* Stored data entries
>> begin
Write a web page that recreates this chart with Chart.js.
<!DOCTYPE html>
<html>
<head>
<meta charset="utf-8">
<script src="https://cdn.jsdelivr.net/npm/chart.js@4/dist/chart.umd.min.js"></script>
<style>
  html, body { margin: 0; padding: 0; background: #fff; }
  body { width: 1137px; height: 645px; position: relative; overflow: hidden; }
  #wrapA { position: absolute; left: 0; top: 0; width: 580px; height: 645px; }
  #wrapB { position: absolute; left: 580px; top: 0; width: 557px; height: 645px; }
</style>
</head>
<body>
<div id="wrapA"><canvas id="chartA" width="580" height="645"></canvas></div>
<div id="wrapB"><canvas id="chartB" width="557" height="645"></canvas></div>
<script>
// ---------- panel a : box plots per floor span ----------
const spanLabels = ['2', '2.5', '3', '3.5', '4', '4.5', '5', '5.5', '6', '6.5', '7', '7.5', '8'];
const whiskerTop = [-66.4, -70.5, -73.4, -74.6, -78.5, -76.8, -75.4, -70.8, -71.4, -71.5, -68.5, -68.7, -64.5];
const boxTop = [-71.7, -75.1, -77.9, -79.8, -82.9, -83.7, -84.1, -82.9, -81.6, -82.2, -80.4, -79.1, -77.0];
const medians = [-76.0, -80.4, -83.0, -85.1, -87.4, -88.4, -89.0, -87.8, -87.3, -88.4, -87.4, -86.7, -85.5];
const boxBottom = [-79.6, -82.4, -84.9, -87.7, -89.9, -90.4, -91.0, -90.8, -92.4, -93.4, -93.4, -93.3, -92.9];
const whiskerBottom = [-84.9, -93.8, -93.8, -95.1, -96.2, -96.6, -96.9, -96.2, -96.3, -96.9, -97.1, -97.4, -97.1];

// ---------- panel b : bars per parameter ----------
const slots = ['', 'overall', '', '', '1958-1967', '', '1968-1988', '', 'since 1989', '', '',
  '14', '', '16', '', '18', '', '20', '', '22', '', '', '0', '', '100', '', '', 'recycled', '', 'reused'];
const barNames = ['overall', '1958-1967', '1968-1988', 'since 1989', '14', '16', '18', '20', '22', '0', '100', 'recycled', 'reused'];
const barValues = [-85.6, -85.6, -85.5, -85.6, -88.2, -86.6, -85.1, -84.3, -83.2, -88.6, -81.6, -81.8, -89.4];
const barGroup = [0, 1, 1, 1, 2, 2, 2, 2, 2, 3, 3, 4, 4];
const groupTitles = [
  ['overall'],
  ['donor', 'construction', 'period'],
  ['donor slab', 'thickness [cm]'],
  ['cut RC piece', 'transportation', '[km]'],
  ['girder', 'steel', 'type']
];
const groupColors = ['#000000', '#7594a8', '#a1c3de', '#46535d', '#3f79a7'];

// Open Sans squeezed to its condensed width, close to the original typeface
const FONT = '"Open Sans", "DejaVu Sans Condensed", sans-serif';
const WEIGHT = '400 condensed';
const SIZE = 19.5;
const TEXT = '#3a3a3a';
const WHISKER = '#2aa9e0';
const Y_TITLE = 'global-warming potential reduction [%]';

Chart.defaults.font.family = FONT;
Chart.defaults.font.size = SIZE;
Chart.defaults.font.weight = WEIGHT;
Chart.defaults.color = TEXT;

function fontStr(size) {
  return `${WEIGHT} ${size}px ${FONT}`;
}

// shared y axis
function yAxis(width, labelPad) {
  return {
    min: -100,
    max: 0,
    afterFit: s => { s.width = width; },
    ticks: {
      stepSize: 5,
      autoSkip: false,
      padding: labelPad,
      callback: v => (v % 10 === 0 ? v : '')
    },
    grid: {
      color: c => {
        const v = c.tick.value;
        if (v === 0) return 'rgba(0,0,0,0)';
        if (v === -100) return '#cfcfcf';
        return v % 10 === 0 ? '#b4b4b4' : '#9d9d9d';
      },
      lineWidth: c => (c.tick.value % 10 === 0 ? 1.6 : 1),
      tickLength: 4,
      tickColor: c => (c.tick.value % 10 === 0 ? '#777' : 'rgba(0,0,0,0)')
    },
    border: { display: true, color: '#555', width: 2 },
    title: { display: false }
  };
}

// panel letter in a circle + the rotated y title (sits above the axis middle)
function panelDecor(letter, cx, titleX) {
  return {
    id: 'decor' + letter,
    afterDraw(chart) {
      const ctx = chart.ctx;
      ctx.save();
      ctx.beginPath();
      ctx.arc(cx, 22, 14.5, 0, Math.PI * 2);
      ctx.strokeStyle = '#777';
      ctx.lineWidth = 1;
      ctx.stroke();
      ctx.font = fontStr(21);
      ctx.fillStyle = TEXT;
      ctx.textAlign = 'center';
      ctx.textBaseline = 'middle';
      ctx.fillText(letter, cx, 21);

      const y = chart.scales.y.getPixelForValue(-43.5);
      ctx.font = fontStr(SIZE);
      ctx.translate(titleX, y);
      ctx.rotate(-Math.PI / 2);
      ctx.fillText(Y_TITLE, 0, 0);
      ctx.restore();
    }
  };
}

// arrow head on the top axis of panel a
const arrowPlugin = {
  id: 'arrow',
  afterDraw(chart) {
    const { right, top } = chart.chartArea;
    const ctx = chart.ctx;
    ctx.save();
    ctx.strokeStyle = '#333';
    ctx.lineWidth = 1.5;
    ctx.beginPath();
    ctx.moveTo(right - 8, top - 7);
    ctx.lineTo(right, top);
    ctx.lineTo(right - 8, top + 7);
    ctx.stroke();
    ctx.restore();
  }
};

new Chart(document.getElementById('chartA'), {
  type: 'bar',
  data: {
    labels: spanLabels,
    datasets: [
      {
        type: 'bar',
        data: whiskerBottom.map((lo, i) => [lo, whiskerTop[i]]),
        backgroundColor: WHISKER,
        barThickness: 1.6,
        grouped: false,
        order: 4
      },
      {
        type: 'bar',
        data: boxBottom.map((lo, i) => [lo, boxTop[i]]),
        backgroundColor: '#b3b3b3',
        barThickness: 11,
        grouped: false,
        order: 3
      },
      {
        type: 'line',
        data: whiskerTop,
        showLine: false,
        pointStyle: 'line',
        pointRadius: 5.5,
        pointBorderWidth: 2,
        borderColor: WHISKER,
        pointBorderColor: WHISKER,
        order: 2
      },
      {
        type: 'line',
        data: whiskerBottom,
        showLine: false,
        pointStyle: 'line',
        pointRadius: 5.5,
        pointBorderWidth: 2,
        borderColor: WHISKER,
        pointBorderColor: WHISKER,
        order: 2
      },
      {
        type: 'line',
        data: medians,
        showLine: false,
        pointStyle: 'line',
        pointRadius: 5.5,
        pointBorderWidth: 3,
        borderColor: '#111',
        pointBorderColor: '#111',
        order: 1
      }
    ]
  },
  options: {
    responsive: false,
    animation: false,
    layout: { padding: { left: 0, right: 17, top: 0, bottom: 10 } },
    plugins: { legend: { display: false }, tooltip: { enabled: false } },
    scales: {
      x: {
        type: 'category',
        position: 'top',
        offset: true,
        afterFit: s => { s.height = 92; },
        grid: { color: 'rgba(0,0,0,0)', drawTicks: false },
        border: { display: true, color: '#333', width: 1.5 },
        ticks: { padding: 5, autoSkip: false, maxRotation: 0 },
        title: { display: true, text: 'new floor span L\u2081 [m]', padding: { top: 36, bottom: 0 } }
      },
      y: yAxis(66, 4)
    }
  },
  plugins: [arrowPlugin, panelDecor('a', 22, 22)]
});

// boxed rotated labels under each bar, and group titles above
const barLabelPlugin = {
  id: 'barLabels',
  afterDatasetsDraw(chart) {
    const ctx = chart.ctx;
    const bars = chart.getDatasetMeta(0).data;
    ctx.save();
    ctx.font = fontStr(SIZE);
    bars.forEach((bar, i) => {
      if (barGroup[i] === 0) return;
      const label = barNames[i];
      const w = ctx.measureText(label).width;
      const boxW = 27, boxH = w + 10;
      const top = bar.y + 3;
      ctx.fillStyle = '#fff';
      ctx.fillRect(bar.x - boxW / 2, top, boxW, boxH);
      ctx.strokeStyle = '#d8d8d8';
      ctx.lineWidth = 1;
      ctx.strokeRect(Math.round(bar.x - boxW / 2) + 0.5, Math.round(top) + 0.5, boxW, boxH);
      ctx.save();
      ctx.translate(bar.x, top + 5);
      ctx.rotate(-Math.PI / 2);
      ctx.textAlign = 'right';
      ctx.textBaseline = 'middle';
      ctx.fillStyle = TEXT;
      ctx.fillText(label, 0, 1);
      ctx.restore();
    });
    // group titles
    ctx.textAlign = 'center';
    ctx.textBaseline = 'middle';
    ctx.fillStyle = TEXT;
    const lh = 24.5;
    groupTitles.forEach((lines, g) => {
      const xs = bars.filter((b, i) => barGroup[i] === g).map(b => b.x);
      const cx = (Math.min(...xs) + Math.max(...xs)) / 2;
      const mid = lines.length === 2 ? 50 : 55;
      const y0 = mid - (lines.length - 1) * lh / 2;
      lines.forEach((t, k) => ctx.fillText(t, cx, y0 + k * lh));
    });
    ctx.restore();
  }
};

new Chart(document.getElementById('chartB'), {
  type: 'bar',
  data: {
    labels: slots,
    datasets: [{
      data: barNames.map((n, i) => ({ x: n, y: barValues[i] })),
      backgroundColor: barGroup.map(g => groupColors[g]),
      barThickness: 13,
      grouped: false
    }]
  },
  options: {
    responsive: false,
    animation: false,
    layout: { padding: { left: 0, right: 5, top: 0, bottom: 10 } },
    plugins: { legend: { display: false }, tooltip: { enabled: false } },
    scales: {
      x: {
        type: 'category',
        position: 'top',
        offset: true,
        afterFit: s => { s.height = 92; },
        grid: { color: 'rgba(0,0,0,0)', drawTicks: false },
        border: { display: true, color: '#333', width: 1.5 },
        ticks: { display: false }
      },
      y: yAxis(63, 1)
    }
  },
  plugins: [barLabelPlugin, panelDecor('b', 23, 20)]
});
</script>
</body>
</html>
>> end
>> begin
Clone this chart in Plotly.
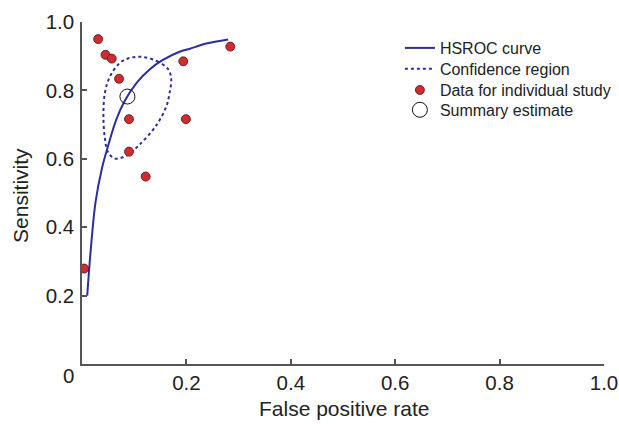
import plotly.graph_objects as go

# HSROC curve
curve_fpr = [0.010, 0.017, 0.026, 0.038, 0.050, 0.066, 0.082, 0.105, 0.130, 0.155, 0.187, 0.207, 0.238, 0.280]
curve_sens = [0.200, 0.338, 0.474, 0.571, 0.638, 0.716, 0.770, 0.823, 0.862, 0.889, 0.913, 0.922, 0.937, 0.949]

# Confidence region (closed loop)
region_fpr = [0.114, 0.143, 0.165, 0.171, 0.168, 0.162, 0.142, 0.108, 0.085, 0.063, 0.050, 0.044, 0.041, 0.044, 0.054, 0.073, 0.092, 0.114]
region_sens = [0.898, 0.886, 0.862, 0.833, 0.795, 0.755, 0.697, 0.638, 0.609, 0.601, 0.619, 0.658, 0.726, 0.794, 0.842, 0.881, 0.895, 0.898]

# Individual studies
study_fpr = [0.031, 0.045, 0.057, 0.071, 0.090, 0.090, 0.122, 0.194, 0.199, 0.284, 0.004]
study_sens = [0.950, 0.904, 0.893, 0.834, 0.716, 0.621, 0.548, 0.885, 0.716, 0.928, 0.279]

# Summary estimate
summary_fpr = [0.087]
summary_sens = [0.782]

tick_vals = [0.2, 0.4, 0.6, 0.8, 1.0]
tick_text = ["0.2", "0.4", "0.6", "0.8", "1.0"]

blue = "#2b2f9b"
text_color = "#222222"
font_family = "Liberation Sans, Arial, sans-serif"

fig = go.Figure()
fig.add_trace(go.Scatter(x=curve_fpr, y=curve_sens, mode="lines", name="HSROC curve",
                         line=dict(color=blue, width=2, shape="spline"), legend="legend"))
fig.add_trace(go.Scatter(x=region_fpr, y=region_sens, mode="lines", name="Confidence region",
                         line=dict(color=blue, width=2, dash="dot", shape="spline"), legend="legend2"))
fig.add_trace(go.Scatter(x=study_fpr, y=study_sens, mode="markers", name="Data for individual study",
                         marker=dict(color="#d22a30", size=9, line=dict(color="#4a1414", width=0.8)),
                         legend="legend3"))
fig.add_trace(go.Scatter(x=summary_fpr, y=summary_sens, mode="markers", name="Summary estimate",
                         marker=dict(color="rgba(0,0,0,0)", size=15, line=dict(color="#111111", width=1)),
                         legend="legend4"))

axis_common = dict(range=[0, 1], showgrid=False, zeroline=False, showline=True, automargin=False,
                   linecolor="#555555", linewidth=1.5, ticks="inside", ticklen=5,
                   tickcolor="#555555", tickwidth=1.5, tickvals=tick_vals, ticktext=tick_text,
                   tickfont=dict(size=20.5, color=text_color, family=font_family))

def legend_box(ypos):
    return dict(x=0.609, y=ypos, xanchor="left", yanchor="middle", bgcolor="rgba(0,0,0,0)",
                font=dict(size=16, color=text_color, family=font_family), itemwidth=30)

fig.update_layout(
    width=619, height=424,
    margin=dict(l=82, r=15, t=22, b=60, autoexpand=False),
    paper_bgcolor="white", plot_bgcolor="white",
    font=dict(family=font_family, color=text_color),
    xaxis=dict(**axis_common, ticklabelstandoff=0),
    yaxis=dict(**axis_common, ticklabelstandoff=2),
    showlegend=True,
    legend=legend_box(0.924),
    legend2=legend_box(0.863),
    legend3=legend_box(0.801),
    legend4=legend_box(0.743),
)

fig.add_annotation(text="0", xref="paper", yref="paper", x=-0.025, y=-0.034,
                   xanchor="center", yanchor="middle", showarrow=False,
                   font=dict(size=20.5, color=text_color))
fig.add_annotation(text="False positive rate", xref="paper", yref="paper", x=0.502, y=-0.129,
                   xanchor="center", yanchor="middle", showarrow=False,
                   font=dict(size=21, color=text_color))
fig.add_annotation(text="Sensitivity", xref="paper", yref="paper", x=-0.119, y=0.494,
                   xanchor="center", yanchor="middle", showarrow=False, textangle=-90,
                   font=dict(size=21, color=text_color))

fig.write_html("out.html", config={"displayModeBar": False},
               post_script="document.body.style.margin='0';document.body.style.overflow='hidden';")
>> end
* Aim
Only lines that contain the word "this" are wanted; copy each of them.

* Full output
Write a web page that recreates this chart with Chart.js.
Clone this chart in Plotly.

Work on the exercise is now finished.